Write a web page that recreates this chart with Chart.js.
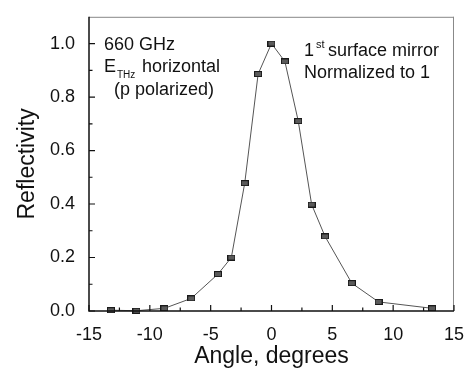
<!DOCTYPE html>
<html>
<head>
<meta charset="utf-8">
<script src="https://cdn.jsdelivr.net/npm/chart.js@4"></script>
<style>
  html, body { margin: 0; padding: 0; background: #fff; }
  #wrap { width: 469px; height: 372px; }
</style>
</head>
<body>
<div id="wrap"><canvas id="c" width="469" height="372"></canvas></div>
<script>
// ---- Data ----
const angles = [-13.2, -11.1, -8.8, -6.6, -4.4, -3.3, -2.2, -1.1, 0, 1.1, 2.2, 3.3, 4.4, 6.6, 8.8, 13.2];
const reflectivity = [0.003, 0.001, 0.01, 0.047, 0.138, 0.2, 0.478, 0.886, 1.0, 0.933, 0.71, 0.398, 0.279, 0.104, 0.034, 0.01];
const xTickValues = [-15, -10, -5, 0, 5, 10, 15];
const yTickValues = [0, 0.2, 0.4, 0.6, 0.8, 1.0];
const xMinorValues = [-12.5, -7.5, -2.5, 2.5, 7.5, 12.5];
const yMinorValues = [0.1, 0.3, 0.5, 0.7, 0.9];
const xTitle = 'Angle, degrees';
const yTitle = 'Reflectivity';

const FONT = '"Liberation Sans", Arial, sans-serif';

// marker: small dark rectangle
const marker = document.createElement('canvas');
marker.width = 8; marker.height = 6;
(function () {
  const m = marker.getContext('2d');
  m.fillStyle = '#1a1a1a';
  m.fillRect(0, 0, 8, 6);
  m.fillStyle = '#5a5a5a';
  m.fillRect(1, 1, 6, 4);
})();

const framePlugin = {
  id: 'frame',
  afterDatasetsDraw(chart) {
    const { ctx, chartArea: a, scales: { x, y } } = chart;
    ctx.save();
    // top & right borders (lighter)
    ctx.strokeStyle = '#888';
    ctx.lineWidth = 1;
    ctx.beginPath();
    ctx.moveTo(a.left, a.top + 0.5); ctx.lineTo(a.right, a.top + 0.5);
    ctx.moveTo(a.right - 0.5, a.top); ctx.lineTo(a.right - 0.5, a.bottom);
    ctx.stroke();
    // left & bottom axes
    ctx.strokeStyle = '#111';
    ctx.lineWidth = 1.5;
    ctx.beginPath();
    ctx.moveTo(a.left, a.top); ctx.lineTo(a.left, a.bottom);
    ctx.lineTo(a.right, a.bottom);
    ctx.stroke();
    // inward ticks
    ctx.lineWidth = 1.2;
    ctx.beginPath();
    xTickValues.forEach(v => { const p = x.getPixelForValue(v); ctx.moveTo(p, a.bottom); ctx.lineTo(p, a.bottom - 6); });
    xMinorValues.forEach(v => { const p = x.getPixelForValue(v); ctx.moveTo(p, a.bottom); ctx.lineTo(p, a.bottom - 3.5); });
    yTickValues.forEach(v => { const p = y.getPixelForValue(v); ctx.moveTo(a.left, p); ctx.lineTo(a.left + 6, p); });
    yMinorValues.forEach(v => { const p = y.getPixelForValue(v); ctx.moveTo(a.left, p); ctx.lineTo(a.left + 3.5, p); });
    ctx.stroke();

    // annotations
    ctx.fillStyle = '#111';
    ctx.textBaseline = 'alphabetic';
    ctx.textAlign = 'left';
    ctx.font = '18px ' + FONT;
    ctx.fillText('660 GHz', 104, 50);
    ctx.fillText('E', 104, 72);
    ctx.font = '10px ' + FONT;
    ctx.fillText('THz', 117, 78);
    ctx.font = '18px ' + FONT;
    ctx.fillText('horizontal', 142, 72);
    ctx.fillText('(p polarized)', 114, 95);

    ctx.fillText('1', 304, 56);
    ctx.font = '11px ' + FONT;
    ctx.fillText('st', 316, 48);
    ctx.font = '18px ' + FONT;
    ctx.fillText('surface mirror', 328, 56);
    ctx.fillText('Normalized to 1', 304, 78);
    ctx.restore();
  }
};

new Chart(document.getElementById('c'), {
  type: 'scatter',
  data: {
    datasets: [{
      data: angles.map((a, i) => ({ x: a, y: reflectivity[i] })),
      showLine: true,
      borderColor: '#555',
      borderWidth: 1,
      pointStyle: marker,
      pointRadius: 4,
      pointHoverRadius: 4,
      clip: false
    }]
  },
  options: {
    responsive: false,
    animation: false,
    events: [],
    layout: { padding: { left: 0, right: 12, top: 12, bottom: 0 } },
    plugins: { legend: { display: false }, tooltip: { enabled: false } },
    scales: {
      x: {
        type: 'linear',
        min: -15, max: 15,
        afterFit: s => { s.height = 61; },
        afterBuildTicks: s => { s.ticks = xTickValues.map(v => ({ value: v })); },
        grid: { display: false },
        border: { display: false },
        ticks: {
          padding: 5,
          color: '#111',
          font: { family: FONT, size: 18 },
          maxRotation: 0,
          callback: v => String(v)
        },
        title: {
          display: true, text: xTitle, color: '#111',
          font: { family: FONT, size: 23 },
          padding: { top: 0, bottom: 2 }
        }
      },
      y: {
        type: 'linear',
        min: 0, max: 1.1,
        afterFit: s => { s.width = 89; },
        afterBuildTicks: s => { s.ticks = yTickValues.map(v => ({ value: v })); },
        grid: { display: false },
        border: { display: false },
        ticks: {
          padding: 6,
          color: '#111',
          font: { family: FONT, size: 18 },
          callback: v => Number(v).toFixed(1)
        },
        title: {
          display: true, text: yTitle, color: '#111',
          font: { family: FONT, size: 23 },
          padding: { top: 14, bottom: 0 }
        }
      }
    }
  },
  plugins: [framePlugin]
});
</script>
</body>
</html>
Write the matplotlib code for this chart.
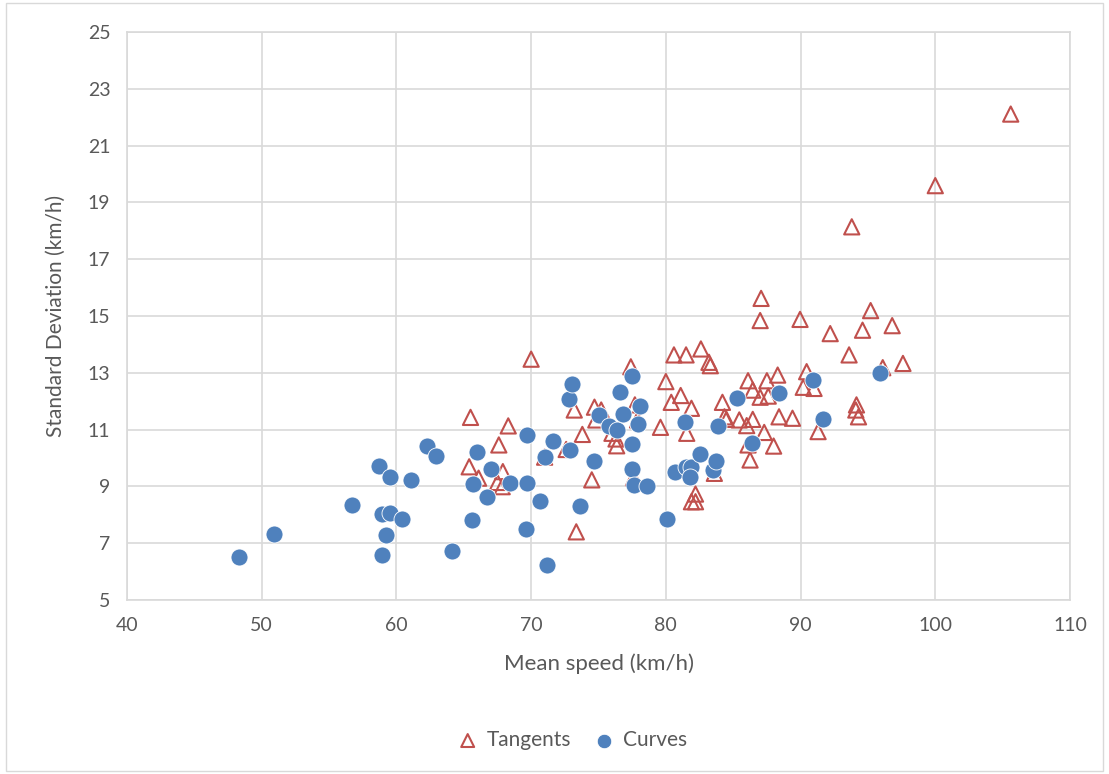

* * * * *

■ Task
Set down all the data again exactly as above, pictures excluded.

■ Solution to this problem
Write a web page that recreates this chart with Chart.js.
<!DOCTYPE html>
<html>
<head>
<meta charset="utf-8">
<script src="https://cdn.jsdelivr.net/npm/chart.js@4"></script>
<style>
  html, body { margin: 0; padding: 0; background: #fff; }
  #wrap { width: 469px; height: 372px; }
</style>
</head>
<body>
<div id="wrap"><canvas id="c" width="469" height="372"></canvas></div>
<script>
// ---- Data ----
const angles = [-13.2, -11.1, -8.8, -6.6, -4.4, -3.3, -2.2, -1.1, 0, 1.1, 2.2, 3.3, 4.4, 6.6, 8.8, 13.2];
const reflectivity = [0.003, 0.001, 0.01, 0.047, 0.138, 0.2, 0.478, 0.886, 1.0, 0.933, 0.71, 0.398, 0.279, 0.104, 0.034, 0.01];
const xTickValues = [-15, -10, -5, 0, 5, 10, 15];
const yTickValues = [0, 0.2, 0.4, 0.6, 0.8, 1.0];
const xMinorValues = [-12.5, -7.5, -2.5, 2.5, 7.5, 12.5];
const yMinorValues = [0.1, 0.3, 0.5, 0.7, 0.9];
const xTitle = 'Angle, degrees';
const yTitle = 'Reflectivity';

const FONT = '"Liberation Sans", Arial, sans-serif';

// marker: small dark rectangle
const marker = document.createElement('canvas');
marker.width = 8; marker.height = 6;
(function () {
  const m = marker.getContext('2d');
  m.fillStyle = '#1a1a1a';
  m.fillRect(0, 0, 8, 6);
  m.fillStyle = '#5a5a5a';
  m.fillRect(1, 1, 6, 4);
})();

const framePlugin = {
  id: 'frame',
  afterDatasetsDraw(chart) {
    const { ctx, chartArea: a, scales: { x, y } } = chart;
    ctx.save();
    // top & right borders (lighter)
    ctx.strokeStyle = '#888';
    ctx.lineWidth = 1;
    ctx.beginPath();
    ctx.moveTo(a.left, a.top + 0.5); ctx.lineTo(a.right, a.top + 0.5);
    ctx.moveTo(a.right - 0.5, a.top); ctx.lineTo(a.right - 0.5, a.bottom);
    ctx.stroke();
    // left & bottom axes
    ctx.strokeStyle = '#111';
    ctx.lineWidth = 1.5;
    ctx.beginPath();
    ctx.moveTo(a.left, a.top); ctx.lineTo(a.left, a.bottom);
    ctx.lineTo(a.right, a.bottom);
    ctx.stroke();
    // inward ticks
    ctx.lineWidth = 1.2;
    ctx.beginPath();
    xTickValues.forEach(v => { const p = x.getPixelForValue(v); ctx.moveTo(p, a.bottom); ctx.lineTo(p, a.bottom - 6); });
    xMinorValues.forEach(v => { const p = x.getPixelForValue(v); ctx.moveTo(p, a.bottom); ctx.lineTo(p, a.bottom - 3.5); });
    yTickValues.forEach(v => { const p = y.getPixelForValue(v); ctx.moveTo(a.left, p); ctx.lineTo(a.left + 6, p); });
    yMinorValues.forEach(v => { const p = y.getPixelForValue(v); ctx.moveTo(a.left, p); ctx.lineTo(a.left + 3.5, p); });
    ctx.stroke();

    // annotations
    ctx.fillStyle = '#111';
    ctx.textBaseline = 'alphabetic';
    ctx.textAlign = 'left';
    ctx.font = '18px ' + FONT;
    ctx.fillText('660 GHz', 104, 50);
    ctx.fillText('E', 104, 72);
    ctx.font = '10px ' + FONT;
    ctx.fillText('THz', 117, 78);
    ctx.font = '18px ' + FONT;
    ctx.fillText('horizontal', 142, 72);
    ctx.fillText('(p polarized)', 114, 95);

    ctx.fillText('1', 304, 56);
    ctx.font = '11px ' + FONT;
    ctx.fillText('st', 316, 48);
    ctx.font = '18px ' + FONT;
    ctx.fillText('surface mirror', 328, 56);
    ctx.fillText('Normalized to 1', 304, 78);
    ctx.restore();
  }
};

new Chart(document.getElementById('c'), {
  type: 'scatter',
  data: {
    datasets: [{
      data: angles.map((a, i) => ({ x: a, y: reflectivity[i] })),
      showLine: true,
      borderColor: '#555',
      borderWidth: 1,
      pointStyle: marker,
      pointRadius: 4,
      pointHoverRadius: 4,
      clip: false
    }]
  },
  options: {
    responsive: false,
    animation: false,
    events: [],
    layout: { padding: { left: 0, right: 12, top: 12, bottom: 0 } },
    plugins: { legend: { display: false }, tooltip: { enabled: false } },
    scales: {
      x: {
        type: 'linear',
        min: -15, max: 15,
        afterFit: s => { s.height = 61; },
        afterBuildTicks: s => { s.ticks = xTickValues.map(v => ({ value: v })); },
        grid: { display: false },
        border: { display: false },
        ticks: {
          padding: 5,
          color: '#111',
          font: { family: FONT, size: 18 },
          maxRotation: 0,
          callback: v => String(v)
        },
        title: {
          display: true, text: xTitle, color: '#111',
          font: { family: FONT, size: 23 },
          padding: { top: 0, bottom: 2 }
        }
      },
      y: {
        type: 'linear',
        min: 0, max: 1.1,
        afterFit: s => { s.width = 89; },
        afterBuildTicks: s => { s.ticks = yTickValues.map(v => ({ value: v })); },
        grid: { display: false },
        border: { display: false },
        ticks: {
          padding: 6,
          color: '#111',
          font: { family: FONT, size: 18 },
          callback: v => Number(v).toFixed(1)
        },
        title: {
          display: true, text: yTitle, color: '#111',
          font: { family: FONT, size: 23 },
          padding: { top: 14, bottom: 0 }
        }
      }
    }
  },
  plugins: [framePlugin]
});
</script>
</body>
</html>
Write the matplotlib code for this chart.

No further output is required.